Methods: We compared data from a group of patients who had undergone
conventional rotator cuff repair with xenograft augmentation (the xenograft
group) with data from a group in whom a repair had been done by the same
surgeon without augmentation (the controls). The groups were matched for
gender, mean age, and mean size of the rotator cuff tear. All subjects
completed a pain and function questionnaire and were given a systematic
clinical shoulder examination preoperatively and at three, six, and
twenty-four months postoperatively. The twenty-four-month visit included
magnetic resonance imaging to determine whether a retear had occurred.

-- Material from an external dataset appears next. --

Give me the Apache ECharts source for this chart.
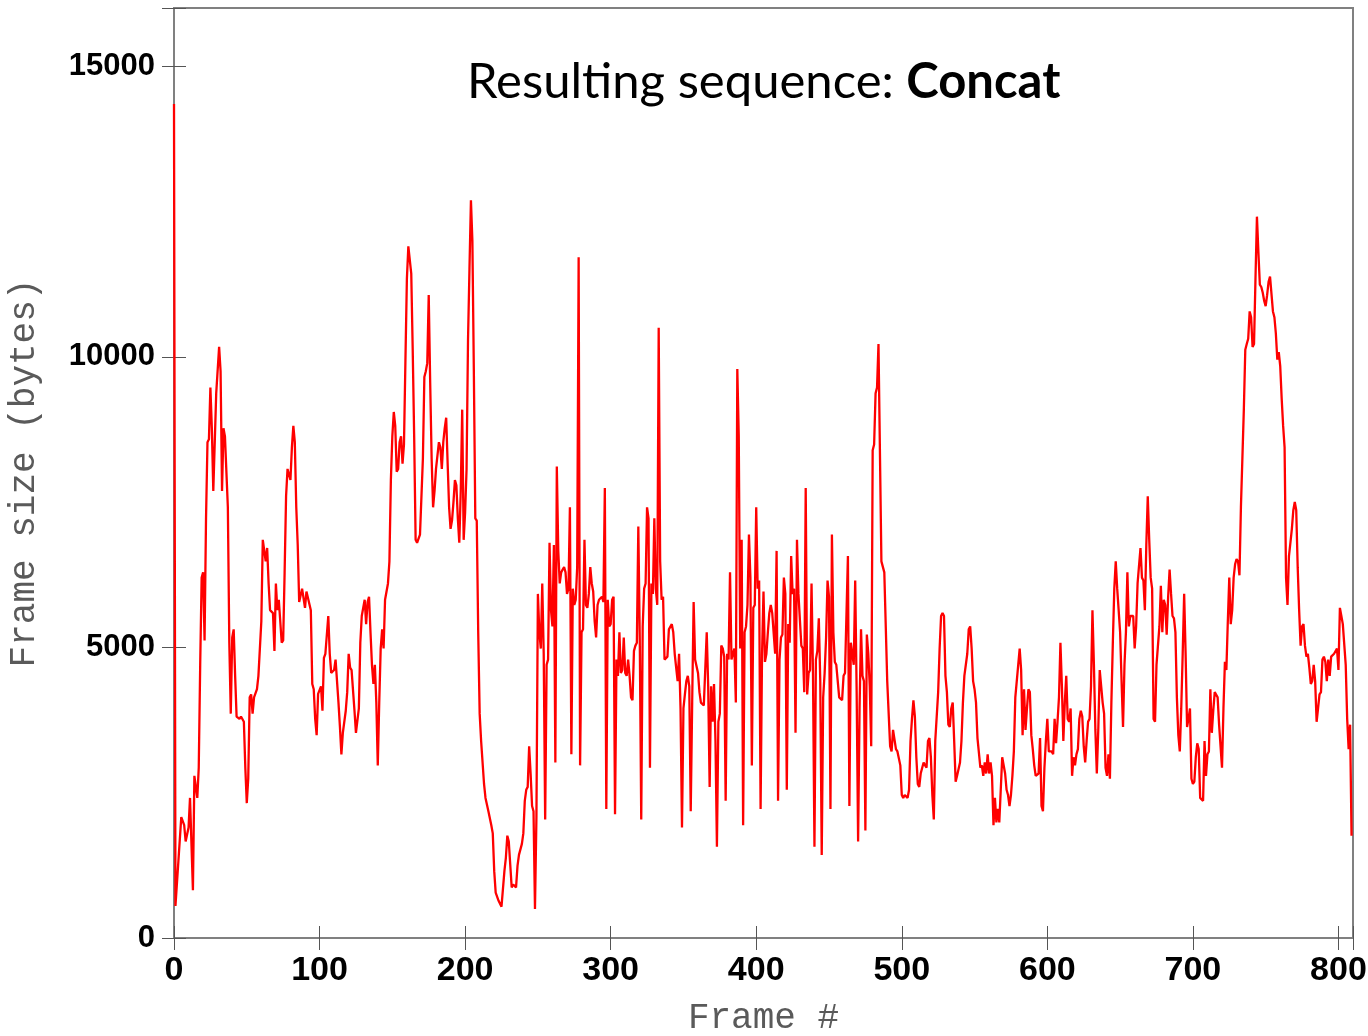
<!DOCTYPE html>
<html><head><meta charset="utf-8">
<script src="https://cdn.jsdelivr.net/npm/echarts@6/dist/echarts.min.js"></script>
<style>html,body{margin:0;padding:0;background:#fff}#c{width:1368px;height:1036px}</style>
</head><body><div id="c"></div><script>
// [frame #, frame size in bytes]
const seg000 = [[0,14350],[1,550],[5,2080],[7,1940],[8,1660],[10,1900],[11,2410],[13,820],[14,2790],[16,2410],[17,2930],[18,4700],[19,6200],[20,6290],[21,5120],[22,7220],[23,8530],[24,8580],[25,9470],[26,8770],[27,7690],[28,7690],[29,9370],[31,10170],[32,9750],[33,7690],[34,8770],[35,8630],[37,7410],[38,5080],[39,3860],[40,5170],[41,5310],[42,4510],[43,3810],[45,3770],[46,3810],[48,3720],[49,2930],[50,2320],[51,2740],[52,4140],[53,4190],[54,3860],[55,4140],[57,4280],[58,4510],[60,5450],[61,6850],[62,6850],[63,6480],[64,6710],[65,6100],[66,5640],[68,5590],[69,4940],[70,6100],[71,5640],[72,5820],[74,5080],[75,5120],[76,6290],[77,7600],[78,8070],[80,7880],[81,8440],[82,8810],[83,8530],[84,7410],[85,6760],[86,5780],[88,6010],[89,6010],[90,5680],[91,5960],[92,5960],[94,5640],[95,4370],[96,4280],[97,3770],[98,3490],[99,4200]];
const seg100 = [[101,4330],[102,3910],[103,4820],[104,4890],[106,5540],[107,4890],[108,4560],[110,4610],[111,4790],[113,4050],[114,3630],[115,3160],[116,3530],[118,3910],[119,4230],[120,4890],[121,4650],[122,4610],[124,3910],[125,3530],[127,3950],[128,5080],[129,5540],[131,5820],[132,5400],[133,5780],[134,5870],[135,5260],[136,4700],[137,4370],[138,4700],[139,4050],[140,2970],[141,4050],[142,4980],[143,5310],[144,4980],[145,5820],[147,6100],[148,6480],[149,7880],[150,8630],[151,9050],[152,8810],[153,8020],[154,8070],[155,8530],[156,8630],[157,8160],[158,8490],[159,9940],[160,11340],[161,11900],[163,11430],[164,10120],[165,8630],[166,6850],[167,6800],[169,6940],[170,6940],[171,8250],[172,9650],[173,9750],[174,9890],[175,11060],[176,9560],[177,8250],[178,7410],[179,7690],[180,8070],[181,8070],[182,8530],[183,8440],[184,8070],[185,8530],[186,8770],[187,8950],[188,8160],[189,7410],[190,7040],[191,7180],[192,7500],[193,7880],[194,7790],[195,7220],[196,6800],[197,7690],[198,9090],[199,6850]];
const seg200 = [[200,7320],[201,8070],[202,10300],[203,11520],[204,12690],[205,11990],[206,9750],[207,7220],[208,7180],[209,5260],[210,3860],[211,3390],[212,3020],[213,2650],[214,2410],[216,2180],[218,1940],[219,1800],[220,1150],[221,780],[223,640],[224,640],[225,540],[227,1150],[228,1380],[229,1760],[230,1660],[231,1660],[232,870],[233,920],[235,870],[236,1240],[237,1430],[239,1620],[240,1800],[241,2360],[242,2550],[243,2600],[244,3300],[245,2830],[246,2270],[247,2180],[248,500],[249,2080],[250,5920],[251,5260],[252,4980],[253,6100],[254,4890],[255,2040],[256,4700],[257,4790],[258,6800],[259,5640],[260,5360],[261,6760],[262,3020],[263,8110],[264,6660],[265,6100],[266,6290],[267,6340],[268,6380],[269,6290],[270,5920],[271,6010],[272,7410],[273,3160],[274,6010],[275,5730],[276,5820],[277,6380],[278,11710],[279,2970],[280,5260],[281,5310],[282,6850],[283,5730],[284,5680],[285,5920],[286,6380],[287,6100],[288,5960],[289,5450],[290,5170],[291,5730],[292,5820],[293,5820],[294,5870],[295,5780],[296,7740],[297,2220],[298,5820],[299,5360]];
const seg300 = [[300,5400],[301,5820],[302,5870],[303,2130],[304,4790],[305,4510],[306,5260],[307,4560],[308,4610],[309,5170],[310,4560],[311,4510],[312,4790],[313,4510],[314,4140],[315,4090],[316,4940],[317,5030],[318,5080],[319,7080],[320,5120],[321,2040],[322,5360],[323,6010],[324,6100],[325,7410],[326,7220],[327,2930],[328,6100],[329,5920],[330,7220],[331,6010],[332,5730],[333,10500],[334,6480],[335,5820],[336,5870],[337,4790],[338,4790],[339,4840],[340,5310],[342,5400],[343,5260],[344,4890],[345,4650],[346,4420],[347,4890],[348,3950],[349,1900],[350,3950],[351,4190],[352,4420],[353,4510],[354,4330],[355,2180],[356,4050],[357,5780],[358,4790],[359,4790],[360,4560],[361,4230],[362,4050],[364,4000],[365,4000],[366,5260],[367,4330],[368,2600],[369,4330],[370,3720],[371,4370],[372,3390],[373,1570],[374,3720],[375,3860],[376,5030],[377,4980],[378,4840],[379,2360],[380,4890],[381,4790],[382,6290],[383,4790],[384,4890],[385,4980],[386,4050],[387,9790],[388,8630],[389,4980],[390,6850],[391,1940],[392,5260],[393,5360],[394,5730],[395,6940],[396,6200],[397,2970],[398,5680],[399,5730]];
const seg400 = [[400,7410],[401,6010],[402,6150],[403,2220],[404,4890],[405,5960],[406,4750],[407,4890],[408,5260],[409,5590],[410,5730],[411,5590],[412,5590],[413,4890],[414,6660],[415,2360],[416,4790],[417,5170],[418,5220],[419,6200],[420,5920],[421,2550],[422,5400],[423,5080],[424,6570],[425,5920],[426,6010],[427,3530],[428,6850],[429,5920],[430,5920],[431,5030],[432,4980],[433,4230],[434,7740],[435,4190],[436,4560],[437,4610],[438,6100],[439,4560],[440,1570],[441,4790],[442,4940],[443,5500],[444,4420],[445,1430],[446,4140],[447,4560],[448,5170],[449,6150],[450,5870],[451,2220],[452,6940],[453,5260],[454,4750],[455,4700],[456,4700],[457,4140],[459,4090],[460,4510],[461,4560],[462,4560],[463,6570],[464,2270],[465,5080],[466,5080],[467,4700],[468,6150],[469,4230],[470,1660],[471,3950],[472,5310],[473,4510],[474,4420],[475,1850],[476,5220],[477,4890],[478,4330],[479,3300],[480,8390],[481,8490],[482,9370],[483,9470],[484,10220],[485,10220],[486,6480],[487,6480],[488,6290],[489,5360],[490,4420],[492,3300],[493,3210],[494,3580],[495,3580],[496,3250],[497,3210],[499,2970]];
const seg500 = [[500,2460],[501,2410],[502,2460],[504,2410],[505,2550],[506,3390],[507,3770],[508,4090],[509,3810],[510,3110],[511,2650],[512,2600],[513,2830],[514,2830],[515,3020],[516,2970],[517,2930],[518,3390],[519,3440],[520,3110],[521,2460],[522,2040],[523,3390],[525,4230],[526,4980],[527,5540],[528,5590],[529,5540],[530,4510],[531,4230],[532,3670],[533,3630],[534,3950],[535,4050],[536,3390],[537,2690],[538,2790],[540,3020],[541,3390],[542,4050],[543,4510],[545,4890],[546,5310],[547,5360],[548,4980],[549,4420],[550,4280],[551,4050],[552,3440],[553,3440],[554,2930],[555,2970],[556,2790],[557,3020],[558,2830],[559,3160],[560,2830],[561,3020],[562,2790],[563,1940],[564,2410],[565,1990],[566,2220],[567,1990],[568,2550],[569,3110],[571,2830],[572,2550],[573,2460],[574,2270],[575,2460],[576,2790],[577,3210],[578,4140],[580,4700],[581,4980],[582,4610],[583,3490],[584,4280],[585,3580],[586,3950],[587,4280],[588,4230],[589,3490],[590,3250],[591,2970],[592,2790],[594,2830],[595,3440],[596,2270],[597,2180],[598,2930],[599,3390]];
const seg600 = [[600,3770],[601,3210],[603,3210],[604,3160],[605,3770],[606,3350],[607,3720],[608,4140],[609,5080],[610,4330],[611,3390],[612,4050],[613,4510],[614,3770],[615,3720],[616,3950],[617,2790],[618,3110],[619,2970],[620,3160],[621,3250],[622,3770],[623,3910],[624,3810],[625,3300],[626,3020],[627,3390],[628,3720],[629,3770],[630,4330],[631,5640],[632,4700],[633,3580],[634,2830],[635,3580],[636,4610],[637,4330],[638,4050],[639,3860],[640,2930],[641,2790],[642,3160],[643,2740],[644,4050],[645,5080],[646,6010],[647,6480],[648,6010],[649,5640],[650,5260],[651,4420],[652,3630],[653,4700],[654,5260],[655,6290],[656,5360],[657,5540],[658,5540],[659,5540],[660,4980],[661,5360],[662,6100],[664,6710],[665,6200],[666,6150],[667,5640],[668,6760],[669,7600],[670,6850],[671,6200],[672,6010],[673,3770],[674,3720],[675,4700],[676,4700],[677,5360],[678,6060],[679,5260],[680,5820],[681,5730],[682,5220],[683,5870],[684,6340],[685,5920],[686,5540],[687,5500],[688,5260],[689,4140],[690,3490],[691,3210],[692,3950],[693,4890],[694,5920],[695,4890],[696,3630],[697,3770],[698,3950],[699,2740]];
const seg700 = [[700,2650],[701,2690],[702,3110],[703,3350],[704,3250],[705,2410],[706,2410],[707,2360],[708,3390],[709,2790],[710,3160],[711,3210],[712,4280],[713,3530],[714,3910],[715,4230],[717,4140],[718,3670],[719,3300],[720,2930],[721,3950],[722,4750],[723,4610],[724,5450],[725,6200],[726,5400],[727,5640],[728,6200],[729,6430],[730,6520],[731,6480],[732,6240],[733,7410],[734,8250],[735,9090],[736,10120],[737,10220],[738,10310],[739,10780],[740,10680],[741,10170],[742,10220],[743,11340],[744,12410],[745,11800],[746,11240],[747,11200],[748,11100],[749,10960],[750,10870],[751,11060],[752,11290],[753,11380],[754,11380],[755,10780],[756,10680],[757,10400],[758,9950],[759,10080],[760,9840],[761,9280],[762,8810],[763,8440],[764,6200],[765,5730],[766,6570],[767,6800],[768,7040],[769,7360],[770,7500],[771,7360],[772,6380],[773,5640],[774,5030],[775,5360],[776,5400],[777,5030],[778,4840],[779,4890],[780,4650],[781,4370],[782,4420],[783,4700],[784,4420],[785,3720],[786,3950],[787,4190],[788,4230],[789,4790],[790,4840],[791,4750],[792,4420],[793,4790],[794,4510],[795,4840],[796,4840],[797,4890],[798,4890],[799,4980]];
const seg800 = [[800,4610],[801,5680],[802,5540],[803,5400],[804,5400],[805,4700],[806,3770],[807,3250],[808,3670],[809,1760]];

const xTicks = [0,100,200,300,400,500,600,700,800];
const yTicks = [0,5000,10000,15000];
const titlePlain = 'Resulting sequence: ';
const titleBold = 'Concat';
const xName = 'Frame #';
const yName = 'Frame size (bytes)';

const frameSizes = [].concat(seg000, seg100, seg200, seg300, seg400, seg500, seg600, seg700, seg800);

const chart = echarts.init(document.getElementById('c'), null, {renderer: 'canvas'});
const tick = {show: true, inside: true, length: 12, lineStyle: {color: '#555', width: 1}};
const nameStyle = {fontFamily: 'Liberation Mono', fontSize: 36, color: '#5a5a5a', fontWeight: 'normal'};
chart.setOption({
  animation: false,
  backgroundColor: '#fff',
  title: {
    left: 462, top: 53,
    text: '{a|' + titlePlain + '}{b|' + titleBold + '}',
    textStyle: {fontWeight: 'normal', rich: {
      a: {fontFamily: 'Lato', fontSize: 49, fontWeight: 'normal', color: '#000'},
      b: {fontFamily: 'Lato', fontSize: 49, fontWeight: 'bold', color: '#000'}
    }}
  },
  grid: {left: 174, right: 15, top: 8, bottom: 98, outerBoundsMode: 'none', containLabel: false,
         show: true, borderColor: '#808080', borderWidth: 2, backgroundColor: 'transparent'},
  xAxis: [
    {type: 'value', position: 'bottom', min: 0, max: 810, interval: 100,
     axisLine: {show: false}, axisTick: tick, splitLine: {show: false},
     axisLabel: {margin: 16, color: '#000', fontWeight: 'bold', fontSize: 34,
       fontFamily: 'Liberation Sans Narrow, Liberation Sans',
       formatter: v => xTicks.includes(v) ? String(v) : ''},
     name: xName, nameLocation: 'middle', nameGap: 62, nameTextStyle: nameStyle},
    {type: 'value', position: 'top', min: 0, max: 810, interval: 100,
     axisLine: {show: false}, axisTick: tick, splitLine: {show: false}, axisLabel: {show: false}}
  ],
  yAxis: [
    {type: 'value', position: 'left', min: 0, max: 16000, interval: 5000,
     axisLine: {show: false}, axisTick: tick, splitLine: {show: false},
     axisLabel: {margin: 19, color: '#000', fontWeight: 'bold', fontSize: 31,
       fontFamily: 'Liberation Sans',
       formatter: v => yTicks.includes(v) ? String(v) : ''},
     name: yName, nameLocation: 'middle', nameGap: 132, nameRotate: 90, nameTextStyle: nameStyle},
    {type: 'value', position: 'right', min: 0, max: 16000, interval: 5000,
     axisLine: {show: false}, axisTick: tick, splitLine: {show: false}, axisLabel: {show: false}}
  ],
  series: [{
    type: 'line', xAxisIndex: 0, yAxisIndex: 0, data: frameSizes,
    showSymbol: false, symbol: 'none', z: 5,
    lineStyle: {color: '#ff0000', width: 2.3}
  }]
});
</script></body></html>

Results: Four patients who had received a xenograft had a severe
postoperative reaction requiring surgical treatment. At two years after the
surgery, six of the ten tendons repaired with a xenograft and seven of the
twelve control tendons had retorn, as documented by magnetic resonance
imaging. The patients with a xenograft had significantly less lift-off
strength, as measured with a dynamometer, and significantly less strength in
internal rotation and adduction than the controls at two years after the
surgery (all p < 0.05). Also, the xenograft group had significantly more
impingement in external rotation, a slower rate of resolution of pain during
activities, more difficulty with hand-behind-the-back activities, and less
sports participation (all p < 0.05).
Conclusions: Two years after surgical repair of a large rotator cuff
defect supplemented with a xenograft, patients had several persisting deficits
and no recognizable benefit as compared with the results in a control group.
In view of these findings, together with the unsatisfactorily high proportion
of patients with a severe inflammatory reaction to the xenograft, we do not
recommend use of the Restore Orthobiologic Implant in its present form.
Level of Evidence: Therapeutic Level III. See
Instructions to Authors for a complete description of levels of evidence.